Paragon Casino Resort Reopening on Wednesday, May 20th
Indianz.com, May 19
Paragon Casino Resort will officially reopen its doors, following a temporary closure due to the COVID-19 pandemic. Paragon officials have carefully evaluated the recommendations from the statewide Phase 1 plan and developed a comprehensive health and sanitation plan that prioritizes both guest and associate safety.
Rolling Hills Casino To Reopen On May 21
Indianz.com, May 19
The Paskenta Band of Nomlaki Indians, owner and operator of the Rolling Hills Casino and Resort in Corning, California, has announced that it will re-open its doors to guests on May 21 at 10 a.m. PT. Rolling Hills Casino has taken the proper care and consideration to implement sanitation and safety procedures prior to the re-opening of the property to ensure that employees and guests return to a safe environment.
Some California Casinos Bet On Reopening, But Don’t Gamble Your Life With COVID-19
Sacramento Bee, Editorial Board, May 19
If you wouldn’t bet your life on a card game, don’t even think about visiting a casino during the coronavirus pandemic.

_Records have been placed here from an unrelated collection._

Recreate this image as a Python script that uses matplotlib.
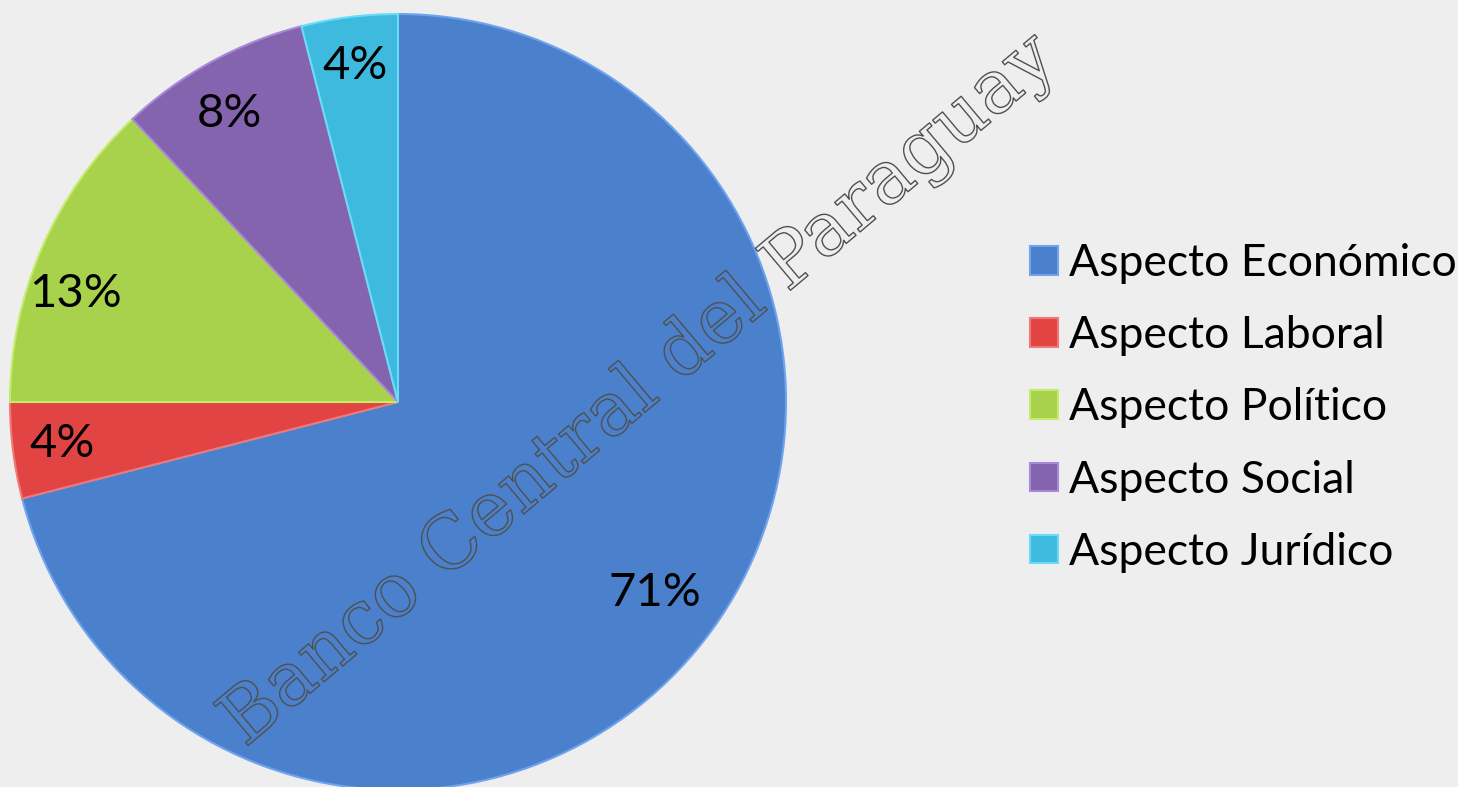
import numpy as np
import matplotlib
matplotlib.use("Agg")
import matplotlib.pyplot as plt
import matplotlib.patheffects as pe

# Data
aspectos = ["Aspecto Económico", "Aspecto Laboral", "Aspecto Político",
            "Aspecto Social", "Aspecto Jurídico"]
porcentajes = [71, 4, 13, 8, 4]

colores = ["#4A80CC", "#E24444", "#A8D24C", "#8464AE", "#3EBADE"]
bordes = ["#6FA3EE", "#F07878", "#C4EC6A", "#A888D8", "#6ADCF8"]
# label placement: radial distance and angle shift (deg) from wedge middle
dist_etiqueta = [0.825, 0.873, 0.877, 0.859, 0.873]
giro_etiqueta = [1.2, 0.0, 4.9, 1.5, 0.0]

plt.rcParams['font.family'] = ['Lato', 'DejaVu Sans']

fig = plt.figure(figsize=(14.58, 7.87), dpi=100)
fig.patch.set_facecolor('#EEEEEE')

# pie axes placed in pixels: x 10..786, y 14..790
W, H = 1458, 787
ax = fig.add_axes([10 / W, (H - 790) / H, 776 / W, 776 / H])
ax.set_facecolor('none')

wedges, _ = ax.pie(porcentajes, colors=colores, startangle=90, counterclock=False,
                   radius=1.0, wedgeprops=dict(linewidth=1.5))
for w, b in zip(wedges, bordes):
    w.set_edgecolor(b)

for w, p, d, g in zip(wedges, porcentajes, dist_etiqueta, giro_etiqueta):
    mid = np.deg2rad((w.theta1 + w.theta2) / 2 + g)
    ax.text(d * np.cos(mid), d * np.sin(mid), f"{p}%", ha='center', va='center',
            fontsize=34, color='black')

ax.set_xlim(-1, 1)
ax.set_ylim(-1, 1)
ax.set_aspect('equal')
ax.axis('off')

# legend
leg = fig.legend(wedges, aspectos, loc='center left',
                 bbox_to_anchor=(1030 / W, 1 - 408 / H), frameon=False,
                 fontsize=32, handlelength=0.62, handleheight=0.62,
                 handletextpad=0.25, labelspacing=0.7, borderpad=0,
                 borderaxespad=0)

# watermark
fig.text(245 / W, 1 - 748 / H, "Banco Central del Paraguay", rotation=40,
         rotation_mode='anchor', ha='left', va='baseline', fontsize=54,
         family='DejaVu Serif', color=(1, 1, 1, 0),
         path_effects=[pe.Stroke(linewidth=1.0, foreground='#505050'), pe.Normal()])

fig.savefig("out.png", dpi=100, facecolor=fig.get_facecolor())
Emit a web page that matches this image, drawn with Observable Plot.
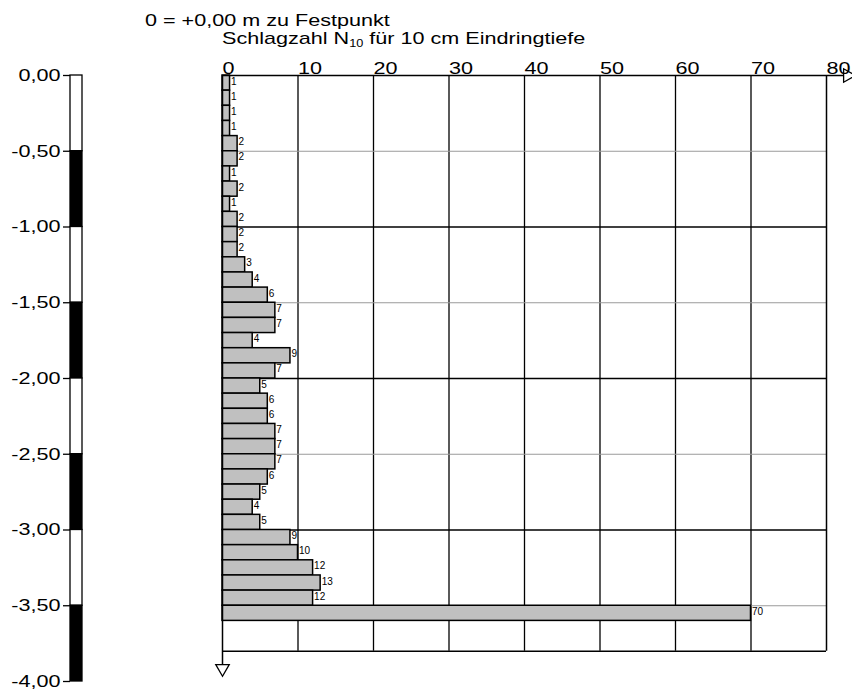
<!DOCTYPE html>
<html>
<head>
<meta charset="utf-8">
<script src="https://cdn.jsdelivr.net/npm/d3@7"></script>
<script src="https://cdn.jsdelivr.net/npm/@observablehq/plot@0.6"></script>
<style>
  html, body { margin: 0; padding: 0; background: #fff; }
  #wrap { position: relative; width: 852px; height: 693px; overflow: hidden; font-family: "Liberation Sans", Arial, sans-serif; color: #000; }
  #wrap > div.plot { position: absolute; left: 0; top: 0; }
  .ttl { position: absolute; font-size: 17px; line-height: 17px; white-space: nowrap; transform: scaleX(1.27); transform-origin: 0 0; }
  .ttl sub { font-size: 10px; vertical-align: -3px; line-height: 0; }
</style>
</head>
<body>
<div id="wrap">
  <div class="ttl" style="left:145px; top:12px;">0 = +0,00 m zu Festpunkt</div>
  <div class="ttl" style="left:222px; top:30px;">Schlagzahl N<sub>10</sub> für 10 cm Eindringtiefe</div>
</div>
<script>
// ---- data ----
// depth intervals (m below reference point), 10 cm steps
const depthFrom = [0.0,0.1,0.2,0.3,0.4,0.5,0.6,0.7,0.8,0.9,1.0,1.1,1.2,1.3,1.4,1.5,1.6,1.7,1.8,1.9,2.0,2.1,2.2,2.3,2.4,2.5,2.6,2.7,2.8,2.9,3.0,3.1,3.2,3.3,3.4,3.5];
const depthTo   = [0.1,0.2,0.3,0.4,0.5,0.6,0.7,0.8,0.9,1.0,1.1,1.2,1.3,1.4,1.5,1.6,1.7,1.8,1.9,2.0,2.1,2.2,2.3,2.4,2.5,2.6,2.7,2.8,2.9,3.0,3.1,3.2,3.3,3.4,3.5,3.6];
// blow counts N10
const blows     = [1,1,1,1,2,2,1,2,1,2,2,2,3,4,6,7,7,4,9,7,5,6,6,7,7,7,6,5,4,5,9,10,12,13,12,70];

const xTicks = [0,10,20,30,40,50,60,70,80];
const gridHalf = [-0.5,-1.5,-2.5,-3.5];
const gridWhole = [-1,-2,-3];
const plotDepth = 3.8;

const depthTicks = [0,-0.5,-1,-1.5,-2,-2.5,-3,-3.5,-4];
const depthTickLabels = ["0,00","-0,50","-1,00","-1,50","-2,00","-2,50","-3,00","-3,50","-4,00"];
const bandTop    = [0,-0.5,-1,-1.5,-2,-2.5,-3,-3.5];
const bandBottom = [-0.5,-1,-1.5,-2,-2.5,-3,-3.5,-4];
const bandFill   = ["white","black","white","black","white","black","white","black"];

const rows = blows.map((n, i) => ({from: depthFrom[i], to: depthTo[i], n}));
const bands = bandTop.map((t, i) => ({top: t, bottom: bandBottom[i], fill: bandFill[i]}));

const FONT = "'Liberation Sans', Arial, sans-serif";
const H = 693, MT = 75, MB = 12;

const main = Plot.plot({
  width: 852, height: H,
  marginTop: MT, marginBottom: MB, marginLeft: 222, marginRight: 26,
  style: {fontFamily: FONT, background: "transparent", color: "black", overflow: "visible"},
  x: {domain: [0, 80], axis: null, label: null},
  y: {domain: [-4, 0], axis: null, label: null},
  marks: [
    Plot.ruleX(xTicks.slice(1, -1), {y1: 0, y2: -plotDepth, stroke: "black", strokeWidth: 1.3}),
    Plot.ruleY(gridHalf, {x1: 0, x2: 80, stroke: "#9a9a9a", strokeWidth: 1.2}),
    Plot.ruleY(gridWhole, {x1: 0, x2: 80, stroke: "black", strokeWidth: 1.3}),
    Plot.rectX(rows, {x1: 0, x2: "n", y1: d => -d.from, y2: d => -d.to, fill: "#c0c0c0", stroke: "black", strokeWidth: 1.5}),
    Plot.text(rows, {x: "n", y: d => -d.from, text: d => String(d.n), textAnchor: "start", lineAnchor: "top", dx: 1, dy: 2, fontSize: 10, fill: "black"}),
    // frame: right, bottom
    Plot.ruleX([80], {y1: 0, y2: -plotDepth, stroke: "black", strokeWidth: 1.5}),
    Plot.ruleY([-plotDepth], {x1: 0, x2: 80, stroke: "black", strokeWidth: 1.5}),
    // axis lines with arrows
    Plot.ruleY([0], {stroke: "black", strokeWidth: 1.5, insetRight: -17}),
    Plot.ruleX([0], {y1: 0, y2: -plotDepth, stroke: "black", strokeWidth: 1.5, insetBottom: -14}),
    Plot.dot([0], {frameAnchor: "top-right", dx: 21, symbol: "triangle", rotate: 90, r: 5, fill: "white", stroke: "black", strokeWidth: 1.3}),
    Plot.dot([0], {frameAnchor: "bottom-left", dy: -13, symbol: "triangle", rotate: 180, r: 5, fill: "white", stroke: "black", strokeWidth: 1.3}),
    Plot.axisX({anchor: "top", ticks: xTicks, tickSize: 0, tickPadding: 2, textAnchor: "start", fontSize: 17, label: null, tickFormat: d => String(d)})
  ]
});

const left = Plot.plot({
  width: 100, height: H,
  marginTop: MT, marginBottom: MB, marginLeft: 70, marginRight: 18,
  style: {fontFamily: FONT, background: "transparent", color: "black", overflow: "visible"},
  x: {domain: [0, 1], axis: null, label: null},
  y: {domain: [-4, 0], axis: null, label: null},
  marks: [
    Plot.rect(bands, {x1: 0, x2: 1, y1: "top", y2: "bottom", fill: "fill", stroke: "black", strokeWidth: 1.3}),
    Plot.axisY({anchor: "left", ticks: depthTicks, tickSize: 7, tickPadding: 3, strokeWidth: 1.3, fontSize: 17, label: null,
      tickFormat: d => depthTickLabels[depthTicks.indexOf(d)]})
  ]
});

const wrap = document.getElementById("wrap");
for (const p of [left, main]) {
  const d = document.createElement("div");
  d.className = "plot";
  d.appendChild(p);
  wrap.appendChild(d);
}

// horizontal stretch of the large text (the reference renders it wide)
function stretch(svg, k) {
  svg.querySelectorAll("text").forEach(t => {
    const fs = parseFloat(getComputedStyle(t).fontSize);
    if (fs < 14) return;
    const tr = t.getAttribute("transform");
    if (tr && tr.includes("translate")) t.setAttribute("transform", tr + ` scale(${k},1)`);
  });
}
stretch(main, 1.27);
stretch(left, 1.27);
</script>
</body>
</html>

Casinos around California are preparing to reopen their doors for business even though Gov. Gavin Newsom has pleaded with them to wait. But the casinos, located on tribal land and operated by California Indian tribes, enjoy sovereignty. So, they can simply ignore the governor and reopen before it’s safe.
Ilani Tribal Casino In SW Washington To Reopen May 28
OPB, Troy Brynelson, May 19
Ilani, the Cowlitz Tribe’s casino along Interstate 5 near La Center, Washington, is joining several other tribal casinos in reopening before the state’s stay-at-home orders are lifted.
Rep. Markwayne Mullin: The silent Crisis In Our Communities
Indianz.com, Markwayne Mullin, May 19
We are experiencing an epidemic of violence in our tribal communities: 80 percent of Native men and women experience violence, 34 percent of Native women experience sexual violence in their lifetimes, and murder is the third-leading cause of death for American Indian and Alaska Native women.
Stronghearts Native Helpline Adds Online Chat Sessions With Advocates
Native News Online, May 19
With domestic and dating violence on the rise during the COVID-10 pandemic, a helpline for Native American victims has accelerated the launch of a new online chat feature.
Sobriety Sweeps Online Powwow Page
Indian Country Today, Aliyah Chavez, May 19
A new online trend is uplifting Indian Country by encouraging people to share their photos and stories of sobriety.
Y-K Delta Tribes Protest Donlin Gold In Letter To Mining Company Novagold
Alaska Public Media, Krysti Shallenberger, May 18
Ten tribes have sent a letter protesting the proposed Donlin Gold mine to the two companies trying to build it in the Yukon-Kuskokwim Delta. The letter comes as one of the companies, Novagold, prepared to deliver its annual report to its shareholders.